◆ Written task: Output the records exactly as they appear, with no pictures included.

◆ Supplied material:
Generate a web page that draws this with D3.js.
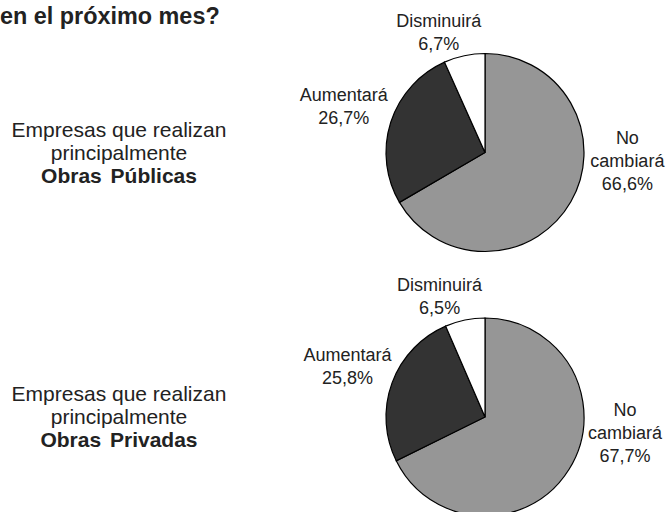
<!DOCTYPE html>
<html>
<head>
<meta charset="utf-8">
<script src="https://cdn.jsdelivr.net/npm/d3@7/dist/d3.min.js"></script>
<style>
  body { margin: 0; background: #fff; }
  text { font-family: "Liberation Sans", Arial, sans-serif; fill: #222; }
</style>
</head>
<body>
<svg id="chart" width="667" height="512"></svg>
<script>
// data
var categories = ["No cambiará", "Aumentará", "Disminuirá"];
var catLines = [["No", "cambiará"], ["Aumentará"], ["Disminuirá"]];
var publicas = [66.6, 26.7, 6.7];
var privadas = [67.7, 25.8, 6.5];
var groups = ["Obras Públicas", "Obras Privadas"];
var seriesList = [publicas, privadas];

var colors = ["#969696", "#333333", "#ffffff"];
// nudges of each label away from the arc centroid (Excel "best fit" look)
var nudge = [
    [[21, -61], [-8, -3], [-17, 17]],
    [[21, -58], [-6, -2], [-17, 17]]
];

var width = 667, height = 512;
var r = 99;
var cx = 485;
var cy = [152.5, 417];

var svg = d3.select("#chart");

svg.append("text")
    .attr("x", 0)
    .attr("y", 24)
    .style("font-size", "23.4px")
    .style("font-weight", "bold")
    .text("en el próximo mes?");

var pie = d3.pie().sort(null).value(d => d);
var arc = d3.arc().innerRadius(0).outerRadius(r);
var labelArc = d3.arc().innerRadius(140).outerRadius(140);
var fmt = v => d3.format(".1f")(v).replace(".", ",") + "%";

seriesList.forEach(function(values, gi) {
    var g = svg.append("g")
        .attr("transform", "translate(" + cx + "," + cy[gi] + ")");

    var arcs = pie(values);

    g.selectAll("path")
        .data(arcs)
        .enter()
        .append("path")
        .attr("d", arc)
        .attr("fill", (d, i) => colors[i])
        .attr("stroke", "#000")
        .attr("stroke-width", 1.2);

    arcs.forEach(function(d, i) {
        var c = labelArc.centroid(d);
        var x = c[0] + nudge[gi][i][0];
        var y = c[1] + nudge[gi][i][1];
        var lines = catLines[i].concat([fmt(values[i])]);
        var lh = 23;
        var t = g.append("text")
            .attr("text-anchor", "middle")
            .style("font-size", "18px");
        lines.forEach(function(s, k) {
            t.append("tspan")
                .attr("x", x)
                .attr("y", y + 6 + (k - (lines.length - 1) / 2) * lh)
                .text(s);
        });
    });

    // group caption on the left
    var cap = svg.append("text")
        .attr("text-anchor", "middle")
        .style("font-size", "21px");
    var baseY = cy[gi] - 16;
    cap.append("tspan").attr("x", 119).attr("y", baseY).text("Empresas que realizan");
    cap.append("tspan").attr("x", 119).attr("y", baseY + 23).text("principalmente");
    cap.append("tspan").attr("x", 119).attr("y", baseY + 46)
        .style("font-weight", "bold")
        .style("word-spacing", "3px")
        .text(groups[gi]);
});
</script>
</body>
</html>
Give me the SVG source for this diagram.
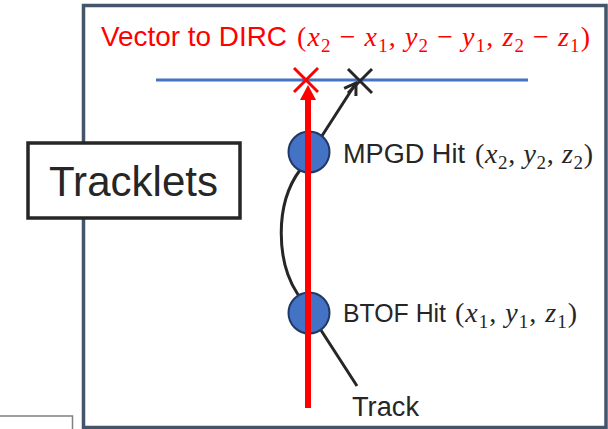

◆ Task output:
Generate a web page that draws this with D3.js.
<!DOCTYPE html>
<html>
<head>
<meta charset="utf-8">
<script src="https://cdn.jsdelivr.net/npm/d3@7/dist/d3.min.js"></script>
<style>
  body { margin: 0; background: #fff; }
  text { font-family: "Liberation Sans", Arial, sans-serif; fill: #222; }
</style>
</head>
<body>
<svg id="chart" width="667" height="512"></svg>
<script>
// data
var categories = ["No cambiará", "Aumentará", "Disminuirá"];
var catLines = [["No", "cambiará"], ["Aumentará"], ["Disminuirá"]];
var publicas = [66.6, 26.7, 6.7];
var privadas = [67.7, 25.8, 6.5];
var groups = ["Obras Públicas", "Obras Privadas"];
var seriesList = [publicas, privadas];

var colors = ["#969696", "#333333", "#ffffff"];
// nudges of each label away from the arc centroid (Excel "best fit" look)
var nudge = [
    [[21, -61], [-8, -3], [-17, 17]],
    [[21, -58], [-6, -2], [-17, 17]]
];

var width = 667, height = 512;
var r = 99;
var cx = 485;
var cy = [152.5, 417];

var svg = d3.select("#chart");

svg.append("text")
    .attr("x", 0)
    .attr("y", 24)
    .style("font-size", "23.4px")
    .style("font-weight", "bold")
    .text("en el próximo mes?");

var pie = d3.pie().sort(null).value(d => d);
var arc = d3.arc().innerRadius(0).outerRadius(r);
var labelArc = d3.arc().innerRadius(140).outerRadius(140);
var fmt = v => d3.format(".1f")(v).replace(".", ",") + "%";

seriesList.forEach(function(values, gi) {
    var g = svg.append("g")
        .attr("transform", "translate(" + cx + "," + cy[gi] + ")");

    var arcs = pie(values);

    g.selectAll("path")
        .data(arcs)
        .enter()
        .append("path")
        .attr("d", arc)
        .attr("fill", (d, i) => colors[i])
        .attr("stroke", "#000")
        .attr("stroke-width", 1.2);

    arcs.forEach(function(d, i) {
        var c = labelArc.centroid(d);
        var x = c[0] + nudge[gi][i][0];
        var y = c[1] + nudge[gi][i][1];
        var lines = catLines[i].concat([fmt(values[i])]);
        var lh = 23;
        var t = g.append("text")
            .attr("text-anchor", "middle")
            .style("font-size", "18px");
        lines.forEach(function(s, k) {
            t.append("tspan")
                .attr("x", x)
                .attr("y", y + 6 + (k - (lines.length - 1) / 2) * lh)
                .text(s);
        });
    });

    // group caption on the left
    var cap = svg.append("text")
        .attr("text-anchor", "middle")
        .style("font-size", "21px");
    var baseY = cy[gi] - 16;
    cap.append("tspan").attr("x", 119).attr("y", baseY).text("Empresas que realizan");
    cap.append("tspan").attr("x", 119).attr("y", baseY + 23).text("principalmente");
    cap.append("tspan").attr("x", 119).attr("y", baseY + 46)
        .style("font-weight", "bold")
        .style("word-spacing", "3px")
        .text(groups[gi]);
});
</script>
</body>
</html>
Give me the SVG source for this diagram.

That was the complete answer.